━━━━━ MATERIAL ━━━━━

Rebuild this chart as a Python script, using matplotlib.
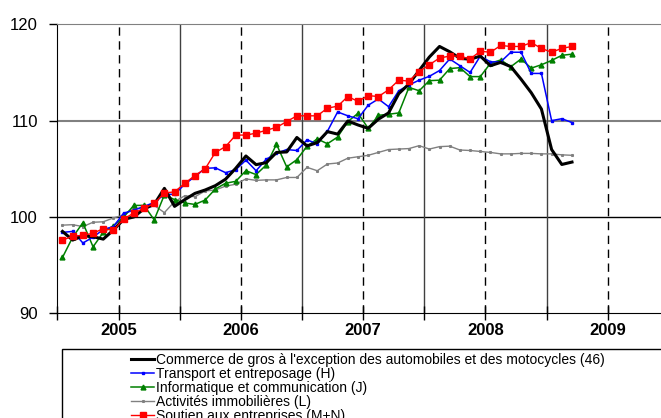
import numpy as np
import matplotlib
matplotlib.use("Agg")
import matplotlib.pyplot as plt
from matplotlib.patches import Rectangle

plt.rcParams['font.family'] = ['Liberation Sans', 'DejaVu Sans']

# monthly index values, Jan 2005 .. Mar 2009
commerce = [98.5, 97.6, 98.05, 97.95, 97.7, 98.65, 99.75, 100.0, 100.85, 101.3,
            102.97, 101.1, 101.8, 102.45, 102.8, 103.25, 103.92, 105.05, 106.33, 105.43,
            105.64, 106.7, 106.75, 108.25, 107.37, 107.72, 108.86, 108.6, 109.96, 109.55,
            109.2, 110.15, 110.8, 112.8, 113.8, 115.2, 116.6, 117.7, 117.15, 116.47,
            116.37, 116.7, 115.7, 116.05, 115.6, 114.3, 112.9, 111.2, 107.0, 105.45, 105.7]
transport = [98.4, 98.5, 97.3, 97.9, 98.7, 99.0, 100.4, 100.7, 101.1, 101.5,
             102.35, 102.35, 103.4, 104.2, 105.05, 105.1, 104.6, 104.9, 105.9, 104.8,
             106.0, 106.6, 107.0, 106.9, 108.0, 107.6, 108.9, 110.9, 110.5, 110.2,
             111.6, 112.25, 111.45, 113.1, 113.7, 114.2, 114.6, 115.2, 116.4, 115.7,
             115.0, 116.7, 116.1, 116.1, 117.1, 117.1, 114.9, 114.9, 110.0, 110.2, 109.8]
informatique = [95.8, 97.9, 99.4, 96.9, 98.4, 99.1, 100.0, 101.2, 101.2, 99.7,
                102.3, 101.8, 101.45, 101.3, 101.76, 102.9, 103.5, 103.7, 104.8, 104.4,
                105.4, 107.55, 105.2, 105.95, 107.35, 108.1, 107.6, 108.3, 109.9, 110.76,
                109.2, 110.55, 110.66, 110.8, 113.45, 113.1, 114.15, 114.2, 115.4, 115.5,
                114.57, 114.57, 115.95, 116.3, 115.6, 116.4, 115.45, 115.8, 116.25, 116.78, 116.9]
immobilier = [99.15, 99.2, 99.0, 99.45, 99.5, 99.9, 100.2, 100.85, 100.9, 101.2,
              100.45, 101.6, 102.2, 102.1, 102.7, 102.8, 103.2, 103.4, 103.95, 103.8,
              103.85, 103.85, 104.1, 104.1, 105.15, 104.8, 105.5, 105.6, 106.1, 106.25,
              106.4, 106.7, 107.0, 107.05, 107.1, 107.4, 107.05, 107.3, 107.35, 106.95,
              106.9, 106.8, 106.7, 106.55, 106.55, 106.6, 106.6, 106.55, 106.55, 106.45, 106.4]
soutien = [97.6, 98.0, 98.1, 98.3, 98.8, 98.6, 99.8, 100.4, 100.9, 101.4,
           102.5, 102.6, 103.5, 104.3, 105.0, 106.7, 107.3, 108.5, 108.5, 108.7,
           109.0, 109.3, 109.9, 110.5, 110.5, 110.5, 111.3, 111.5, 112.5, 112.0,
           112.6, 112.5, 113.2, 114.2, 114.1, 115.1, 115.8, 116.5, 116.7, 116.7,
           116.4, 117.2, 117.1, 117.8, 117.7, 117.7, 118.1, 117.5, 117.1, 117.5, 117.7]

labels = ["Commerce de gros à l'exception des automobiles et des motocycles (46)",
          "Transport et entreposage (H)",
          "Informatique et communication (J)",
          "Activités immobilières (L)",
          "Soutien aux entreprises (M+N)"]
years = ['2005', '2006', '2007', '2008', '2009']

W, H = 661, 418
fig = plt.figure(figsize=(W / 100, H / 100), dpi=100)
# axes: left 57.4px, top 24.3px, bottom 313.3px, 60 months wide (runs past the right edge)
ax = fig.add_axes([57.4 / W, 1 - 313.3 / H, 611.4 / W, 289.0 / H])

x = np.arange(len(commerce)) + 0.5

# background grid
ax.axhline(110, color='#808080', lw=1.5, zorder=1)
ax.axhline(100, color='black', lw=1.0, zorder=1)
for m in [12, 24, 36, 48]:
    ax.axvline(m, color='#404040', lw=1.0, zorder=1)
for m in [6, 18, 30, 42, 54]:
    ax.axvline(m, color='black', lw=1.0, ls=(0, (6, 4)), zorder=1)

h1, = ax.plot(x, commerce, color='black', lw=2.2, zorder=5)
h2, = ax.plot(x, transport, color='#0000FF', lw=1.1, marker='s', ms=2, zorder=4)
h3, = ax.plot(x, informatique, color='#008000', lw=1.1, marker='^', ms=3.5, zorder=3)
h4, = ax.plot(x, immobilier, color='#808080', lw=1.0, marker='s', ms=1.2, zorder=2)
h5, = ax.plot(x, soutien, color='#FF0000', lw=1.0, marker='s', ms=4.2, zorder=6)

ax.set_xlim(0, 60)
ax.set_ylim(90, 120)
ax.set_yticks([90, 100, 110, 120])
ax.tick_params(axis='y', length=6, width=1, labelsize=12, pad=8)
ax.set_xticks(np.arange(0, 61, 6))
ax.set_xticklabels([])
ax.tick_params(axis='x', direction='inout', length=10, width=1)
for i, y in enumerate(years):
    ax.text(6 + 12 * i, 89.0, y, ha='center', va='top', fontsize=12, fontweight='bold')

ax.spines['top'].set_color('#808080')
ax.spines['right'].set_visible(False)

# legend with a box that runs off the bottom/right of the image
fig.patches.append(Rectangle((62 / W, -0.05), 612 / W, 1.05 - 349 / H,
                             transform=fig.transFigure, fill=False, lw=1.0,
                             edgecolor='black', figure=fig))
fig.legend([h1, h2, h3, h4, h5], labels, loc='upper center',
           bbox_to_anchor=(368 / W, 1 - 343 / H), frameon=False,
           fontsize=10, labelspacing=0.0, handlelength=1.7, handletextpad=0.15,
           borderpad=0.2)

fig.savefig('out.png', dpi=100)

━━━━━

** WORK TO COMPLETE **
Copy nothing but the lines from the top of the material through the line holding "plt.rcParams['font.family'] = ['Liberation", exactly as written; omit pictures.

** RESULT **
Rebuild this chart as a Python script, using matplotlib.
import numpy as np
import matplotlib
matplotlib.use("Agg")
import matplotlib.pyplot as plt
from matplotlib.patches import Rectangle

plt.rcParams['font.family'] = ['Liberation Sans', 'DejaVu Sans']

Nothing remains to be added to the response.